SHORT EXERCISE
Copy the listing verbatim, excluding any images found in it.

RECORDED DATA

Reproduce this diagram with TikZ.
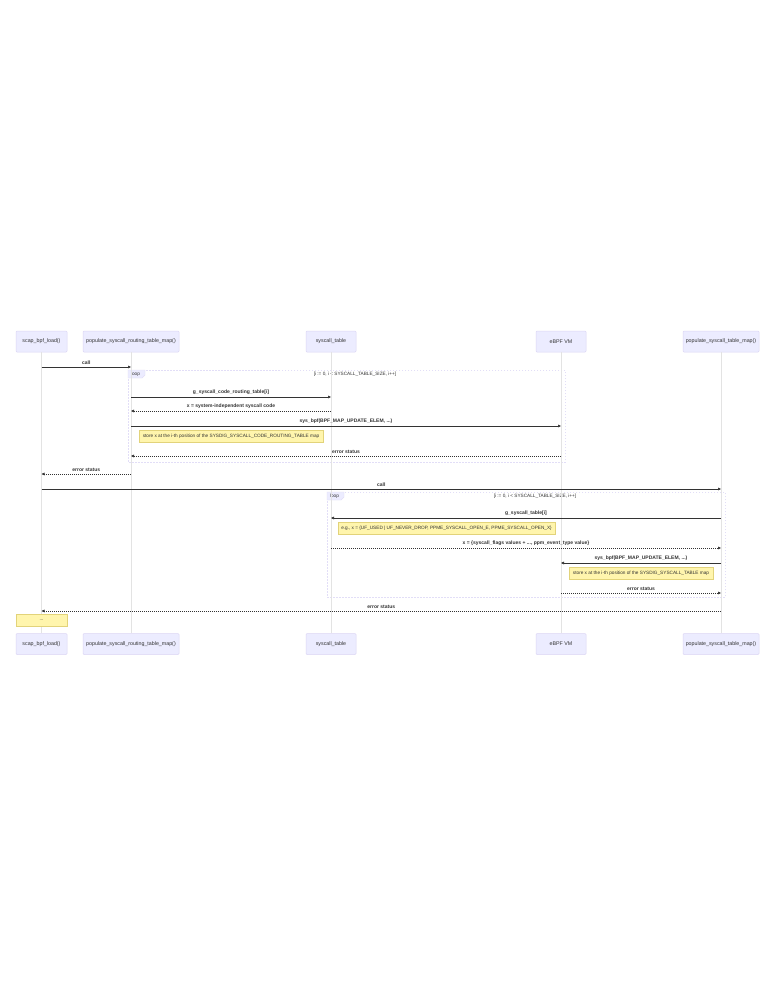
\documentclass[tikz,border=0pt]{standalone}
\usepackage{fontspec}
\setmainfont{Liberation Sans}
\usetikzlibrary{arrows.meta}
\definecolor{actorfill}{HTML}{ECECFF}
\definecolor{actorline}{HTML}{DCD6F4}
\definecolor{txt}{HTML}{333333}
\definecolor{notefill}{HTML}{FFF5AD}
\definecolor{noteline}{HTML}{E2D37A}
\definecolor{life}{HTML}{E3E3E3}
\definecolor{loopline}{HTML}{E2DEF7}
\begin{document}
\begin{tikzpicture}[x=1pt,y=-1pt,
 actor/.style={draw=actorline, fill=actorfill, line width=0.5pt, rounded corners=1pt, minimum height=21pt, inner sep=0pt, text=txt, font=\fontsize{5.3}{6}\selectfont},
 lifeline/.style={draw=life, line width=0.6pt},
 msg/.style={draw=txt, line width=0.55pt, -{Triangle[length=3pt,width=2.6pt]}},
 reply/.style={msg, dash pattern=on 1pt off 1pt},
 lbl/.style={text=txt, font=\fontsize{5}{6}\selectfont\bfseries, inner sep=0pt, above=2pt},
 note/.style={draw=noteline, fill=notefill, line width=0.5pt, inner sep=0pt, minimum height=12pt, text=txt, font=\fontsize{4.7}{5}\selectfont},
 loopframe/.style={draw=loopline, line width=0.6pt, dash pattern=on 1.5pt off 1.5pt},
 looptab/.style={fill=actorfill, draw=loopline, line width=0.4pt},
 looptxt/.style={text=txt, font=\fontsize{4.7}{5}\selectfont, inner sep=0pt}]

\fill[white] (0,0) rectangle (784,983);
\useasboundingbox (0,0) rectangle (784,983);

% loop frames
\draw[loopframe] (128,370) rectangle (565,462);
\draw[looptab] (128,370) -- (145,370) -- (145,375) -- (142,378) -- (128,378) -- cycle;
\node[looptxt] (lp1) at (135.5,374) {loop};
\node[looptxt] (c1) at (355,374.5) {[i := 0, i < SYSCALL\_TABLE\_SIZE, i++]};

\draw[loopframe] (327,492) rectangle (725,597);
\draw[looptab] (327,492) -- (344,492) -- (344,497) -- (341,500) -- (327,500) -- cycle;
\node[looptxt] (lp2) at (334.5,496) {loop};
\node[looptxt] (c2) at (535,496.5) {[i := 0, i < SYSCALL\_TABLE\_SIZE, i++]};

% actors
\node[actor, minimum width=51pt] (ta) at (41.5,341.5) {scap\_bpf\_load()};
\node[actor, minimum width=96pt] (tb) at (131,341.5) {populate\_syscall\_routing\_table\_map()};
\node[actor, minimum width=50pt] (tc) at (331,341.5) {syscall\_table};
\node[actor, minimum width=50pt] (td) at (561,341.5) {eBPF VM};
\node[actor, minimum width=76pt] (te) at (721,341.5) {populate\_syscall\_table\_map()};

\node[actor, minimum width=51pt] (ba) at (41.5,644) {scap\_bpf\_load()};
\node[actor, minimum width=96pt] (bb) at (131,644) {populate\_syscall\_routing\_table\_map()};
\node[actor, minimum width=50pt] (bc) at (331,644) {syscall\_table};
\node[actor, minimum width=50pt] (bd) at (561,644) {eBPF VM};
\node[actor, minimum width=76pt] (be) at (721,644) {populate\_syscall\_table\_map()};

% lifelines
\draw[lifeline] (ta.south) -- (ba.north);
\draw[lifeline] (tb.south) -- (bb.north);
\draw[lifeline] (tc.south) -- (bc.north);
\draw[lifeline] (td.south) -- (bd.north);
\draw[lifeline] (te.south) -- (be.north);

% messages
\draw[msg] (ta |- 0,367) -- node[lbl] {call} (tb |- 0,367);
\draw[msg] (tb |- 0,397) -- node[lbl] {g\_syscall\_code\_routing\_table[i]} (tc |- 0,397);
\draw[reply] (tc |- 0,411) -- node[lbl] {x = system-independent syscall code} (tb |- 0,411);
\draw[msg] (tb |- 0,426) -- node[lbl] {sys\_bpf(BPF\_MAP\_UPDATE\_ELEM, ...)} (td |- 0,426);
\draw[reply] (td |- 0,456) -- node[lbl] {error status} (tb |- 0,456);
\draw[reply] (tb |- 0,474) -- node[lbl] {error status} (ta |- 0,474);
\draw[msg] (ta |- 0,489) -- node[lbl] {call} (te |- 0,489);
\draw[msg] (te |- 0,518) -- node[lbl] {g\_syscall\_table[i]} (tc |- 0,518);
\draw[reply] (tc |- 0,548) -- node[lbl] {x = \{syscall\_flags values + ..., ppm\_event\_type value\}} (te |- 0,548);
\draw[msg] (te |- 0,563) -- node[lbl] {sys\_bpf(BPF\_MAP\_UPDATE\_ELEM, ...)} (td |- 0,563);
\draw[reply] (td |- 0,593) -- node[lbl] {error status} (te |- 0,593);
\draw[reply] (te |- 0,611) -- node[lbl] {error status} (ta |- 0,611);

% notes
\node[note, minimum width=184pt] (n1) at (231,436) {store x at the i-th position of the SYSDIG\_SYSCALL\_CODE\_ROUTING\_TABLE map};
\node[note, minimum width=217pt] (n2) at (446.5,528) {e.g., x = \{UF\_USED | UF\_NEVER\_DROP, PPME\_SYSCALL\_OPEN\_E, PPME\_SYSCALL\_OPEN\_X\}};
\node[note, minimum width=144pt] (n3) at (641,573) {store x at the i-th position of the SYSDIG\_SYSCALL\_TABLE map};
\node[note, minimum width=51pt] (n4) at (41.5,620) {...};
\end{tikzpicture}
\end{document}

THE COMPLETED TASK
Reproduce this diagram with TikZ.
\documentclass[tikz,border=0pt]{standalone}
\usepackage{fontspec}
\setmainfont{Liberation Sans}
\usetikzlibrary{arrows.meta}
\definecolor{actorfill}{HTML}{ECECFF}
\definecolor{actorline}{HTML}{DCD6F4}
\definecolor{txt}{HTML}{333333}
\definecolor{notefill}{HTML}{FFF5AD}
\definecolor{noteline}{HTML}{E2D37A}
\definecolor{life}{HTML}{E3E3E3}
\definecolor{loopline}{HTML}{E2DEF7}
\begin{document}
\begin{tikzpicture}[x=1pt,y=-1pt,
 actor/.style={draw=actorline, fill=actorfill, line width=0.5pt, rounded corners=1pt, minimum height=21pt, inner sep=0pt, text=txt, font=\fontsize{5.3}{6}\selectfont},
 lifeline/.style={draw=life, line width=0.6pt},
 msg/.style={draw=txt, line width=0.55pt, -{Triangle[length=3pt,width=2.6pt]}},
 reply/.style={msg, dash pattern=on 1pt off 1pt},
 lbl/.style={text=txt, font=\fontsize{5}{6}\selectfont\bfseries, inner sep=0pt, above=2pt},
 note/.style={draw=noteline, fill=notefill, line width=0.5pt, inner sep=0pt, minimum height=12pt, text=txt, font=\fontsize{4.7}{5}\selectfont},
 loopframe/.style={draw=loopline, line width=0.6pt, dash pattern=on 1.5pt off 1.5pt},
 looptab/.style={fill=actorfill, draw=loopline, line width=0.4pt},
 looptxt/.style={text=txt, font=\fontsize{4.7}{5}\selectfont, inner sep=0pt}]

\fill[white] (0,0) rectangle (784,983);
\useasboundingbox (0,0) rectangle (784,983);

% loop frames
\draw[loopframe] (128,370) rectangle (565,462);
\draw[looptab] (128,370) -- (145,370) -- (145,375) -- (142,378) -- (128,378) -- cycle;
\node[looptxt] (lp1) at (135.5,374) {loop};
\node[looptxt] (c1) at (355,374.5) {[i := 0, i < SYSCALL\_TABLE\_SIZE, i++]};

\draw[loopframe] (327,492) rectangle (725,597);
\draw[looptab] (327,492) -- (344,492) -- (344,497) -- (341,500) -- (327,500) -- cycle;
\node[looptxt] (lp2) at (334.5,496) {loop};
\node[looptxt] (c2) at (535,496.5) {[i := 0, i < SYSCALL\_TABLE\_SIZE, i++]};

% actors
\node[actor, minimum width=51pt] (ta) at (41.5,341.5) {scap\_bpf\_load()};
\node[actor, minimum width=96pt] (tb) at (131,341.5) {populate\_syscall\_routing\_table\_map()};
\node[actor, minimum width=50pt] (tc) at (331,341.5) {syscall\_table};
\node[actor, minimum width=50pt] (td) at (561,341.5) {eBPF VM};
\node[actor, minimum width=76pt] (te) at (721,341.5) {populate\_syscall\_table\_map()};

\node[actor, minimum width=51pt] (ba) at (41.5,644) {scap\_bpf\_load()};
\node[actor, minimum width=96pt] (bb) at (131,644) {populate\_syscall\_routing\_table\_map()};
\node[actor, minimum width=50pt] (bc) at (331,644) {syscall\_table};
\node[actor, minimum width=50pt] (bd) at (561,644) {eBPF VM};
\node[actor, minimum width=76pt] (be) at (721,644) {populate\_syscall\_table\_map()};

% lifelines
\draw[lifeline] (ta.south) -- (ba.north);
\draw[lifeline] (tb.south) -- (bb.north);
\draw[lifeline] (tc.south) -- (bc.north);
\draw[lifeline] (td.south) -- (bd.north);
\draw[lifeline] (te.south) -- (be.north);

% messages
\draw[msg] (ta |- 0,367) -- node[lbl] {call} (tb |- 0,367);
\draw[msg] (tb |- 0,397) -- node[lbl] {g\_syscall\_code\_routing\_table[i]} (tc |- 0,397);
\draw[reply] (tc |- 0,411) -- node[lbl] {x = system-independent syscall code} (tb |- 0,411);
\draw[msg] (tb |- 0,426) -- node[lbl] {sys\_bpf(BPF\_MAP\_UPDATE\_ELEM, ...)} (td |- 0,426);
\draw[reply] (td |- 0,456) -- node[lbl] {error status} (tb |- 0,456);
\draw[reply] (tb |- 0,474) -- node[lbl] {error status} (ta |- 0,474);
\draw[msg] (ta |- 0,489) -- node[lbl] {call} (te |- 0,489);
\draw[msg] (te |- 0,518) -- node[lbl] {g\_syscall\_table[i]} (tc |- 0,518);
\draw[reply] (tc |- 0,548) -- node[lbl] {x = \{syscall\_flags values + ..., ppm\_event\_type value\}} (te |- 0,548);
\draw[msg] (te |- 0,563) -- node[lbl] {sys\_bpf(BPF\_MAP\_UPDATE\_ELEM, ...)} (td |- 0,563);
\draw[reply] (td |- 0,593) -- node[lbl] {error status} (te |- 0,593);
\draw[reply] (te |- 0,611) -- node[lbl] {error status} (ta |- 0,611);

% notes
\node[note, minimum width=184pt] (n1) at (231,436) {store x at the i-th position of the SYSDIG\_SYSCALL\_CODE\_ROUTING\_TABLE map};
\node[note, minimum width=217pt] (n2) at (446.5,528) {e.g., x = \{UF\_USED | UF\_NEVER\_DROP, PPME\_SYSCALL\_OPEN\_E, PPME\_SYSCALL\_OPEN\_X\}};
\node[note, minimum width=144pt] (n3) at (641,573) {store x at the i-th position of the SYSDIG\_SYSCALL\_TABLE map};
\node[note, minimum width=51pt] (n4) at (41.5,620) {...};
\end{tikzpicture}
\end{document}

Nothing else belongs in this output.